[Stored items from a collection]
#####

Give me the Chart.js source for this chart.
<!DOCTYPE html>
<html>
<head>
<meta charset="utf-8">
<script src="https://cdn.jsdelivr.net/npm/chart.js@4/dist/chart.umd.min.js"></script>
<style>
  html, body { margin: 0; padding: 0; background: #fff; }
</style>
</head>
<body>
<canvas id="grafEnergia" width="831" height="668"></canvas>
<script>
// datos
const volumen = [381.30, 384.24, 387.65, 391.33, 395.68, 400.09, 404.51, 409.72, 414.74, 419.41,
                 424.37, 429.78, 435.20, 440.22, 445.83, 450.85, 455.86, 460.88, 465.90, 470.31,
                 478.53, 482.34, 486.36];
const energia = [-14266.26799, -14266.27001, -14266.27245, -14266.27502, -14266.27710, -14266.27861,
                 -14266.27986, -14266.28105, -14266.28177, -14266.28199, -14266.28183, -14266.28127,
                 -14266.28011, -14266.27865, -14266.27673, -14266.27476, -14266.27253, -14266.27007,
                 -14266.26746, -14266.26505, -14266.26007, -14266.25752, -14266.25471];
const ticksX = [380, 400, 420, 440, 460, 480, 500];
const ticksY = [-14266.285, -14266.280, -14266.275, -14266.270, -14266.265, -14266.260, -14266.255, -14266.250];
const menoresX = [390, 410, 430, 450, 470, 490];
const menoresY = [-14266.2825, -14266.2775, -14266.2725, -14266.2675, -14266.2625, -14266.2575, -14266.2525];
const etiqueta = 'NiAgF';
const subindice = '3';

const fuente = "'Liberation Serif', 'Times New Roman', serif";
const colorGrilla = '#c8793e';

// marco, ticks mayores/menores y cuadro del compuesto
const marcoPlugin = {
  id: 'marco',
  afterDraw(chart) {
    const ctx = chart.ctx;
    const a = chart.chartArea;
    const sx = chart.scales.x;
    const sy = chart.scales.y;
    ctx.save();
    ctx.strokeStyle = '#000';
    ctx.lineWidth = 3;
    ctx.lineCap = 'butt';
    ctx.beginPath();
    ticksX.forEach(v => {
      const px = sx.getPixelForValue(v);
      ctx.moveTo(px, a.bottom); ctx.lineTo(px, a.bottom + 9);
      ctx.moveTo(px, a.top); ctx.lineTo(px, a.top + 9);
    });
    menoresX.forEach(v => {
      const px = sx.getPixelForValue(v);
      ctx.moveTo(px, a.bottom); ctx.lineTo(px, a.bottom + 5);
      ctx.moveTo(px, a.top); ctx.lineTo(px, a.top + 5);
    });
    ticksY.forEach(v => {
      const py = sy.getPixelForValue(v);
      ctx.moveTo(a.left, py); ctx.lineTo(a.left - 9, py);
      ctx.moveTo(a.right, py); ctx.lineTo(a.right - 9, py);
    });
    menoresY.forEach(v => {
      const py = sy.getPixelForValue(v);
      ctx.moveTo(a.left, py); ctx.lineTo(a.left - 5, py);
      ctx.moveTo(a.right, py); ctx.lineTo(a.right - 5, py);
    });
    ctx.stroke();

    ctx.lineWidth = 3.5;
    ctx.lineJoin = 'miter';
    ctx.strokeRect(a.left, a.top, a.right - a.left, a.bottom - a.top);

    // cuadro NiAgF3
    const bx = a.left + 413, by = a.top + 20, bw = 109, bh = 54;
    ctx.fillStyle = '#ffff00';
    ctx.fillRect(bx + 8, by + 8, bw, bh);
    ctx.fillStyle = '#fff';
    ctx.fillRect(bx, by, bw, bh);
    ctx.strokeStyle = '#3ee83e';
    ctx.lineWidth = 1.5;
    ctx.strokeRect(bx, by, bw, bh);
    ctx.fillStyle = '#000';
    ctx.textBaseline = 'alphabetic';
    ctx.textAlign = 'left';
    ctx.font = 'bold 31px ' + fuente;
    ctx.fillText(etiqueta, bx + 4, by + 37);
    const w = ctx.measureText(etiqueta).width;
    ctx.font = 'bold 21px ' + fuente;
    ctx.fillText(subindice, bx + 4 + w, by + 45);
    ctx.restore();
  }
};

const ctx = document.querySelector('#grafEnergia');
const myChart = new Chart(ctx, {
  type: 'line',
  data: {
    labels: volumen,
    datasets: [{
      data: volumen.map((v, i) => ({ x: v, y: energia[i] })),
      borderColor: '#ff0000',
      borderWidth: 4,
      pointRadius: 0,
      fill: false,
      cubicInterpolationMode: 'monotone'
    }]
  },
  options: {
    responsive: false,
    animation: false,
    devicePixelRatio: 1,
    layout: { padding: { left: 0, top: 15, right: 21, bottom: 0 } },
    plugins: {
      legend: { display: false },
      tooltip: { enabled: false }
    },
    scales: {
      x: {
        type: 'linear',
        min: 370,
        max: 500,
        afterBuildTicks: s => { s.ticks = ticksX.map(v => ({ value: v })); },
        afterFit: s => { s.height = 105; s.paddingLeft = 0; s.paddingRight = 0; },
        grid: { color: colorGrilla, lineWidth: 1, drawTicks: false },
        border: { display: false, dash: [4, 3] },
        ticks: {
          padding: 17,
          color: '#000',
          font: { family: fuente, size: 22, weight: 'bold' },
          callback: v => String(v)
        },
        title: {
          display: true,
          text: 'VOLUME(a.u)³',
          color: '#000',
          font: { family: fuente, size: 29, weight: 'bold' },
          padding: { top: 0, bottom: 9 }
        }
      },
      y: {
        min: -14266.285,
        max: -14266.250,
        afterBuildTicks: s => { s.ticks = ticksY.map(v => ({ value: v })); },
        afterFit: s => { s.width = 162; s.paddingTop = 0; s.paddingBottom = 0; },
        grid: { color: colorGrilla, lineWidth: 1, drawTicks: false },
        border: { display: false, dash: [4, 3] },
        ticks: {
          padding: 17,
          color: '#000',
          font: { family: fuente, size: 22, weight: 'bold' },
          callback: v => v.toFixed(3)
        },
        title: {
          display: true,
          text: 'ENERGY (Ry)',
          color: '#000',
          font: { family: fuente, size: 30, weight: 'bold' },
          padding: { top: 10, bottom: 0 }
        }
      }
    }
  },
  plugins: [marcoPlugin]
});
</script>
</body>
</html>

#####

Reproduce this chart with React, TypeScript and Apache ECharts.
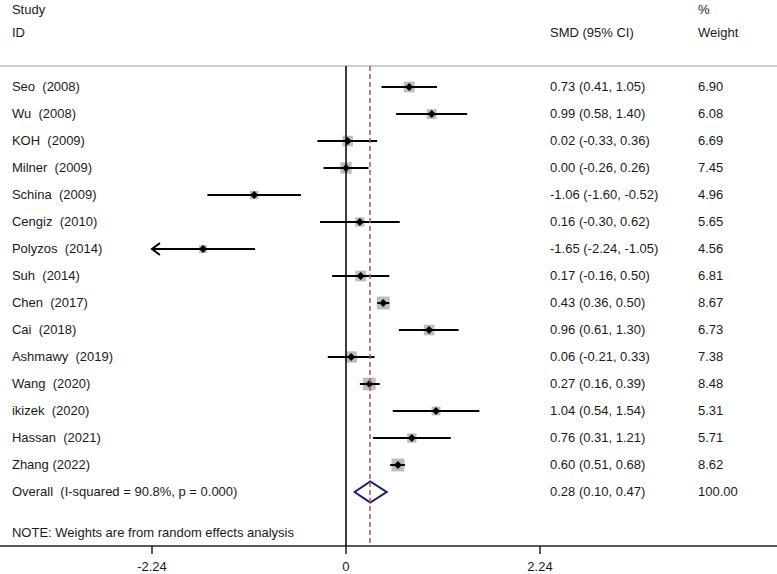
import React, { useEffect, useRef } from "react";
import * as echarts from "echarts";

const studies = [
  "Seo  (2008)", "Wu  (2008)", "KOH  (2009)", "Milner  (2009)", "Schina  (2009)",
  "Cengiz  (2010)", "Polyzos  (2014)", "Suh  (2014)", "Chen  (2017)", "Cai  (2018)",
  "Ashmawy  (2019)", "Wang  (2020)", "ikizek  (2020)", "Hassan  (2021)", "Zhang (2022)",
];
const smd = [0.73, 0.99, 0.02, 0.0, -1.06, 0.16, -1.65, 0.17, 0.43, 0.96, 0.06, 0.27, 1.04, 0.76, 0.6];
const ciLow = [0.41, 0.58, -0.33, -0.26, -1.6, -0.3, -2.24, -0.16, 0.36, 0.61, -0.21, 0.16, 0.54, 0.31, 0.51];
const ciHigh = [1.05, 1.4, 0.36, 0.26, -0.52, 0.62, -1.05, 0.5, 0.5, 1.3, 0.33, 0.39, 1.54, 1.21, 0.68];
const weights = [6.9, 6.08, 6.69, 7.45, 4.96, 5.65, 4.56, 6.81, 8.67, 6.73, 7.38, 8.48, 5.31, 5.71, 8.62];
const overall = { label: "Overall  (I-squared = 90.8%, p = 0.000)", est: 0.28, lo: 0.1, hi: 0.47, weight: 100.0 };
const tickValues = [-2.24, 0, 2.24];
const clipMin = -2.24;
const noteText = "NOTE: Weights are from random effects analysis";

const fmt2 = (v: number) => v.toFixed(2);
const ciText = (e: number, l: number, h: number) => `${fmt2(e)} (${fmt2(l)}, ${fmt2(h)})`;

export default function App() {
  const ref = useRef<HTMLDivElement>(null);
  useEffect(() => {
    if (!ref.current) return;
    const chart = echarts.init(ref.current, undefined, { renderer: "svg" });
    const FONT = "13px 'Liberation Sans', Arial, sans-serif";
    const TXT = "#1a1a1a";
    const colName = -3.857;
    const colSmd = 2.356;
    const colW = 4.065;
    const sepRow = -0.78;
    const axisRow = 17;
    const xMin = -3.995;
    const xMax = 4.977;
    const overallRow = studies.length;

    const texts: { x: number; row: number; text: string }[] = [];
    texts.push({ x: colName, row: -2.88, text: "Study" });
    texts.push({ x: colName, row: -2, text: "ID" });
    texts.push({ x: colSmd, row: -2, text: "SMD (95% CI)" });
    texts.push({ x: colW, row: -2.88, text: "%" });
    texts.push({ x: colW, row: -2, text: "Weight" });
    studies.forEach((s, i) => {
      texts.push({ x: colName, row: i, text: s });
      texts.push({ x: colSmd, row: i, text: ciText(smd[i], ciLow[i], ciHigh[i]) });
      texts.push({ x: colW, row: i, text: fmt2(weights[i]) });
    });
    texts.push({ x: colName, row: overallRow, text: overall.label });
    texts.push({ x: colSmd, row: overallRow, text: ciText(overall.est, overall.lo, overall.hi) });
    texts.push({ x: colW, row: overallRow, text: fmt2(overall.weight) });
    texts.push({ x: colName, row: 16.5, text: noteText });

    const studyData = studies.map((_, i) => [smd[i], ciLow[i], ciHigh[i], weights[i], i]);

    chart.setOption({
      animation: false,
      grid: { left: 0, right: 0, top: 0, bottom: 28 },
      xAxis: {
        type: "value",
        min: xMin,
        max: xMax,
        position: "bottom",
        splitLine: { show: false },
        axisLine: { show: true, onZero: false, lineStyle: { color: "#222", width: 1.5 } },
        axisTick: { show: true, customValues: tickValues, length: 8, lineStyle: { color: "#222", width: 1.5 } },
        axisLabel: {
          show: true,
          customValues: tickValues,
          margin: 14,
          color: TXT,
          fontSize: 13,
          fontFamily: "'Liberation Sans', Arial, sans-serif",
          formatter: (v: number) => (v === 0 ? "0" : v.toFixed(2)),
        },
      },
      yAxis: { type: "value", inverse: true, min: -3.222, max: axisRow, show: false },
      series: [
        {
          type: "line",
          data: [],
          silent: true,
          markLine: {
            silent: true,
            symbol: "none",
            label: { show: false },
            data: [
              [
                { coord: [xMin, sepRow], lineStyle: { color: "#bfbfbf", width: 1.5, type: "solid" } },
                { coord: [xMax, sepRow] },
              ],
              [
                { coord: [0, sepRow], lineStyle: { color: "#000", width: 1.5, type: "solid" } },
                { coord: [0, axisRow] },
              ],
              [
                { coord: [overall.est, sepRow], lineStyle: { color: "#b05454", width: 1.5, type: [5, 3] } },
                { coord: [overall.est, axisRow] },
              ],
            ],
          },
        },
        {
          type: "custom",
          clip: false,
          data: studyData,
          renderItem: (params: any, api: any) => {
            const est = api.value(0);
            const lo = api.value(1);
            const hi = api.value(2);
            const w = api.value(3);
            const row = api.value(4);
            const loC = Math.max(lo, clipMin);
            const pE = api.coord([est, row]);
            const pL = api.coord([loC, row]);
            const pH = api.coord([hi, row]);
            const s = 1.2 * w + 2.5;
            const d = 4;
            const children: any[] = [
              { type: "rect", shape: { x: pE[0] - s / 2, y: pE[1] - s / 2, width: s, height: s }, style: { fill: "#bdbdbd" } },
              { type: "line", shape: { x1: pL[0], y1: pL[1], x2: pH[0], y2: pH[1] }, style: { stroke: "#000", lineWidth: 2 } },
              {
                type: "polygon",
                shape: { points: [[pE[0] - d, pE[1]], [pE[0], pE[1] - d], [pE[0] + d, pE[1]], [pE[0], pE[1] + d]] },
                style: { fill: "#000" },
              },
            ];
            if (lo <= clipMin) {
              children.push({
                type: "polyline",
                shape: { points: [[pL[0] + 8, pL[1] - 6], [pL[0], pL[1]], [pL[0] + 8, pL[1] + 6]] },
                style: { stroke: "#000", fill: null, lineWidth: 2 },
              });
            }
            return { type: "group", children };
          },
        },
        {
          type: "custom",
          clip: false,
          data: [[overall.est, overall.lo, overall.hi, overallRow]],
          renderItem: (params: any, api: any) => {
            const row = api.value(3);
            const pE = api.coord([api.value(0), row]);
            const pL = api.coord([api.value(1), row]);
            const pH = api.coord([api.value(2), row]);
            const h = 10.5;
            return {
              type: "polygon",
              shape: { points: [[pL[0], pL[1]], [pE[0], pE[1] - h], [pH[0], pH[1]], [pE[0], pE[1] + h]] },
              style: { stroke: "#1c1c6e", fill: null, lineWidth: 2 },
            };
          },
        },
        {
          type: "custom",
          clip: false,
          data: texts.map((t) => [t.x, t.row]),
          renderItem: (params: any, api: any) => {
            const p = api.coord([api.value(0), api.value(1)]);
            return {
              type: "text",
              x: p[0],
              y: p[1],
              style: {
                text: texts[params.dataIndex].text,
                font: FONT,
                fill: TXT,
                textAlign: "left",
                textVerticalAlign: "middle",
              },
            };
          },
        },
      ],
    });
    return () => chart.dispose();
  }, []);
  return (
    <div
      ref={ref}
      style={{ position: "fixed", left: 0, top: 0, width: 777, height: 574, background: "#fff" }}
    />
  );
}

#####

_Task instructions_: Skip the pictures. Set down only the lines from the one containing "Reproduce this chart" through the one containing "import * as", exactly as they appear, ends included.

_The answer_:
Reproduce this chart with React, TypeScript and Apache ECharts.
import React, { useEffect, useRef } from "react";
import * as echarts from "echarts";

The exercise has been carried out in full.